→ DO THIS
The records underneath are to be repeated exactly, with the pictures left out.

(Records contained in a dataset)
*****
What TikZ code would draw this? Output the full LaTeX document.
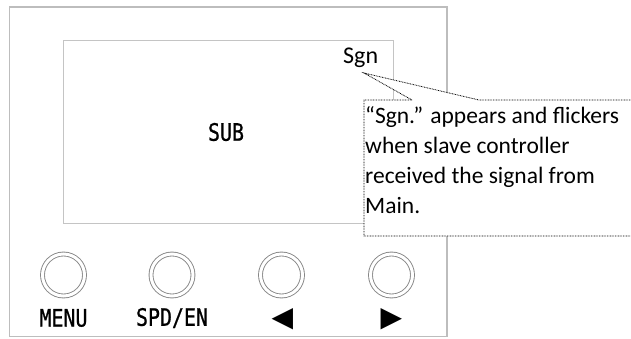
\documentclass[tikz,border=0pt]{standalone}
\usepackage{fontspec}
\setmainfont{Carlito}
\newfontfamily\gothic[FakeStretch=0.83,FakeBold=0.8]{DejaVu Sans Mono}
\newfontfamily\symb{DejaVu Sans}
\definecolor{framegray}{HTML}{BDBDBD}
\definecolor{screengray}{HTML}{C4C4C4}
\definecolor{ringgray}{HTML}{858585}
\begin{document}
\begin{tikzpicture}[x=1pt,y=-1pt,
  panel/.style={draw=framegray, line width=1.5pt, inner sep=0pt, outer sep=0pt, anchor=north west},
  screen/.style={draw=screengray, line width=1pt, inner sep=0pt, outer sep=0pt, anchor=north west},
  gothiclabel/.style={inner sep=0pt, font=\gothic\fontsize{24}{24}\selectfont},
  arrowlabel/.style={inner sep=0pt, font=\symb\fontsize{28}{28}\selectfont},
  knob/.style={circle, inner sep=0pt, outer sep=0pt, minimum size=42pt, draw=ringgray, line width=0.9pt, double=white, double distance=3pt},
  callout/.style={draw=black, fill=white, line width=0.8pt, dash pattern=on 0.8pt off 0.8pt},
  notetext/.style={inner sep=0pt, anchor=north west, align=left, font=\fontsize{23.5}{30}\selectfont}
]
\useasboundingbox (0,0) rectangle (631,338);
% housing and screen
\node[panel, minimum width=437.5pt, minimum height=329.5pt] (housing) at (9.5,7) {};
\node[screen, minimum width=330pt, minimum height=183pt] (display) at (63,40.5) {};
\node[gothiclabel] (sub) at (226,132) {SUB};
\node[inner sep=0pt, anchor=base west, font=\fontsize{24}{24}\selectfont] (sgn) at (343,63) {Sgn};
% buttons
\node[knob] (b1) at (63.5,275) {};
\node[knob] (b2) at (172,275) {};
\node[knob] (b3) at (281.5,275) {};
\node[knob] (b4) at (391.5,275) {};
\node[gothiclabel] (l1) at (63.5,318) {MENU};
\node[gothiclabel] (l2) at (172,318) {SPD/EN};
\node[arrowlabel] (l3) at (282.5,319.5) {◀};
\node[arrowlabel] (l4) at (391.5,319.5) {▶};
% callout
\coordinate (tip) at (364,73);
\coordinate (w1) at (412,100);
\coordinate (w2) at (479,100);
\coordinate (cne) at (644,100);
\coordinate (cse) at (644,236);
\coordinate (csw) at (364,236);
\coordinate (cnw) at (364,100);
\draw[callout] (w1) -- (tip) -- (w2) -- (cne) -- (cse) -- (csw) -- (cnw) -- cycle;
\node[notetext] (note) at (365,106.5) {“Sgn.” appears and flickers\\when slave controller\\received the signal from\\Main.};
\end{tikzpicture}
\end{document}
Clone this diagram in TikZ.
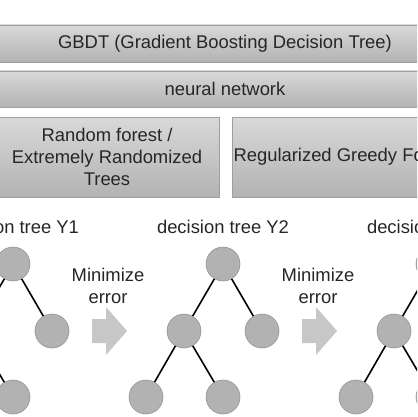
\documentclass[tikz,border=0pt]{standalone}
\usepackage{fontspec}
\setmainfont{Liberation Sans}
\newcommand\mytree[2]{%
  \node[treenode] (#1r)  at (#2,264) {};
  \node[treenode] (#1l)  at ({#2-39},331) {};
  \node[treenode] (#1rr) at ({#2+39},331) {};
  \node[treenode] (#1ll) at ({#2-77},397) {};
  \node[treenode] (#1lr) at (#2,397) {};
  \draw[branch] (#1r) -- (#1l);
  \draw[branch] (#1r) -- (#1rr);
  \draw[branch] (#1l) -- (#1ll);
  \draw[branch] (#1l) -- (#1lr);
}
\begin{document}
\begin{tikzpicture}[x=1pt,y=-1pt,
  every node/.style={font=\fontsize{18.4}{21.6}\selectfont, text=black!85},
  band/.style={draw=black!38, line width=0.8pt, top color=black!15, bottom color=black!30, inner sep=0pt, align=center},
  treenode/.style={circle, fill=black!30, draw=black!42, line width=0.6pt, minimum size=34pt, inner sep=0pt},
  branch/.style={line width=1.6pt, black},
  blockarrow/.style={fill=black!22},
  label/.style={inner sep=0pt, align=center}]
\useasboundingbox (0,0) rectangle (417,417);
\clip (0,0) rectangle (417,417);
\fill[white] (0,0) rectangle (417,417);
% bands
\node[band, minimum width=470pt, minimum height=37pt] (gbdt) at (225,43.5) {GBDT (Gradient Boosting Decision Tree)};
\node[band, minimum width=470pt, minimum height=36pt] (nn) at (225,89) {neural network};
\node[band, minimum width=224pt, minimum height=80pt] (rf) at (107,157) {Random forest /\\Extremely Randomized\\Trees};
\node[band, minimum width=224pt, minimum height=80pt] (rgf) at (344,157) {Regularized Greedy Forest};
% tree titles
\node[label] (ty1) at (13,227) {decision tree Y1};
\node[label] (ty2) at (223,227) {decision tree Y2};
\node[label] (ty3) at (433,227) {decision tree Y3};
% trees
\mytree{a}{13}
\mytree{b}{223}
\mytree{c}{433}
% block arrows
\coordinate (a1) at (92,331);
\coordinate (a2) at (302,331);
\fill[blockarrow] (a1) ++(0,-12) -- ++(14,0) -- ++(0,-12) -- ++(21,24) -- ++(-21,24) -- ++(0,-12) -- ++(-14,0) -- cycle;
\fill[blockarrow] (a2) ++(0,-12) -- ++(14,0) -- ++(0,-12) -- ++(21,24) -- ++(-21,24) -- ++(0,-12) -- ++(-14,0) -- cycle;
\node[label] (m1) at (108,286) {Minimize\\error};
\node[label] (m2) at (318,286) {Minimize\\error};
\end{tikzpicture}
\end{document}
*****
→ OUTPUT BELOW
What TikZ code would draw this? Output the full LaTeX document.
\documentclass[tikz,border=0pt]{standalone}
\usepackage{fontspec}
\setmainfont{Carlito}
\newfontfamily\gothic[FakeStretch=0.83,FakeBold=0.8]{DejaVu Sans Mono}
\newfontfamily\symb{DejaVu Sans}
\definecolor{framegray}{HTML}{BDBDBD}
\definecolor{screengray}{HTML}{C4C4C4}
\definecolor{ringgray}{HTML}{858585}
\begin{document}
\begin{tikzpicture}[x=1pt,y=-1pt,
  panel/.style={draw=framegray, line width=1.5pt, inner sep=0pt, outer sep=0pt, anchor=north west},
  screen/.style={draw=screengray, line width=1pt, inner sep=0pt, outer sep=0pt, anchor=north west},
  gothiclabel/.style={inner sep=0pt, font=\gothic\fontsize{24}{24}\selectfont},
  arrowlabel/.style={inner sep=0pt, font=\symb\fontsize{28}{28}\selectfont},
  knob/.style={circle, inner sep=0pt, outer sep=0pt, minimum size=42pt, draw=ringgray, line width=0.9pt, double=white, double distance=3pt},
  callout/.style={draw=black, fill=white, line width=0.8pt, dash pattern=on 0.8pt off 0.8pt},
  notetext/.style={inner sep=0pt, anchor=north west, align=left, font=\fontsize{23.5}{30}\selectfont}
]
\useasboundingbox (0,0) rectangle (631,338);
% housing and screen
\node[panel, minimum width=437.5pt, minimum height=329.5pt] (housing) at (9.5,7) {};
\node[screen, minimum width=330pt, minimum height=183pt] (display) at (63,40.5) {};
\node[gothiclabel] (sub) at (226,132) {SUB};
\node[inner sep=0pt, anchor=base west, font=\fontsize{24}{24}\selectfont] (sgn) at (343,63) {Sgn};
% buttons
\node[knob] (b1) at (63.5,275) {};
\node[knob] (b2) at (172,275) {};
\node[knob] (b3) at (281.5,275) {};
\node[knob] (b4) at (391.5,275) {};
\node[gothiclabel] (l1) at (63.5,318) {MENU};
\node[gothiclabel] (l2) at (172,318) {SPD/EN};
\node[arrowlabel] (l3) at (282.5,319.5) {◀};
\node[arrowlabel] (l4) at (391.5,319.5) {▶};
% callout
\coordinate (tip) at (364,73);
\coordinate (w1) at (412,100);
\coordinate (w2) at (479,100);
\coordinate (cne) at (644,100);
\coordinate (cse) at (644,236);
\coordinate (csw) at (364,236);
\coordinate (cnw) at (364,100);
\draw[callout] (w1) -- (tip) -- (w2) -- (cne) -- (cse) -- (csw) -- (cnw) -- cycle;
\node[notetext] (note) at (365,106.5) {“Sgn.” appears and flickers\\when slave controller\\received the signal from\\Main.};
\end{tikzpicture}
\end{document}
Clone this diagram in TikZ.
\documentclass[tikz,border=0pt]{standalone}
\usepackage{fontspec}
\setmainfont{Liberation Sans}
\newcommand\mytree[2]{%
  \node[treenode] (#1r)  at (#2,264) {};
  \node[treenode] (#1l)  at ({#2-39},331) {};
  \node[treenode] (#1rr) at ({#2+39},331) {};
  \node[treenode] (#1ll) at ({#2-77},397) {};
  \node[treenode] (#1lr) at (#2,397) {};
  \draw[branch] (#1r) -- (#1l);
  \draw[branch] (#1r) -- (#1rr);
  \draw[branch] (#1l) -- (#1ll);
  \draw[branch] (#1l) -- (#1lr);
}
\begin{document}
\begin{tikzpicture}[x=1pt,y=-1pt,
  every node/.style={font=\fontsize{18.4}{21.6}\selectfont, text=black!85},
  band/.style={draw=black!38, line width=0.8pt, top color=black!15, bottom color=black!30, inner sep=0pt, align=center},
  treenode/.style={circle, fill=black!30, draw=black!42, line width=0.6pt, minimum size=34pt, inner sep=0pt},
  branch/.style={line width=1.6pt, black},
  blockarrow/.style={fill=black!22},
  label/.style={inner sep=0pt, align=center}]
\useasboundingbox (0,0) rectangle (417,417);
\clip (0,0) rectangle (417,417);
\fill[white] (0,0) rectangle (417,417);
% bands
\node[band, minimum width=470pt, minimum height=37pt] (gbdt) at (225,43.5) {GBDT (Gradient Boosting Decision Tree)};
\node[band, minimum width=470pt, minimum height=36pt] (nn) at (225,89) {neural network};
\node[band, minimum width=224pt, minimum height=80pt] (rf) at (107,157) {Random forest /\\Extremely Randomized\\Trees};
\node[band, minimum width=224pt, minimum height=80pt] (rgf) at (344,157) {Regularized Greedy Forest};
% tree titles
\node[label] (ty1) at (13,227) {decision tree Y1};
\node[label] (ty2) at (223,227) {decision tree Y2};
\node[label] (ty3) at (433,227) {decision tree Y3};
% trees
\mytree{a}{13}
\mytree{b}{223}
\mytree{c}{433}
% block arrows
\coordinate (a1) at (92,331);
\coordinate (a2) at (302,331);
\fill[blockarrow] (a1) ++(0,-12) -- ++(14,0) -- ++(0,-12) -- ++(21,24) -- ++(-21,24) -- ++(0,-12) -- ++(-14,0) -- cycle;
\fill[blockarrow] (a2) ++(0,-12) -- ++(14,0) -- ++(0,-12) -- ++(21,24) -- ++(-21,24) -- ++(0,-12) -- ++(-14,0) -- cycle;
\node[label] (m1) at (108,286) {Minimize\\error};
\node[label] (m2) at (318,286) {Minimize\\error};
\end{tikzpicture}
\end{document}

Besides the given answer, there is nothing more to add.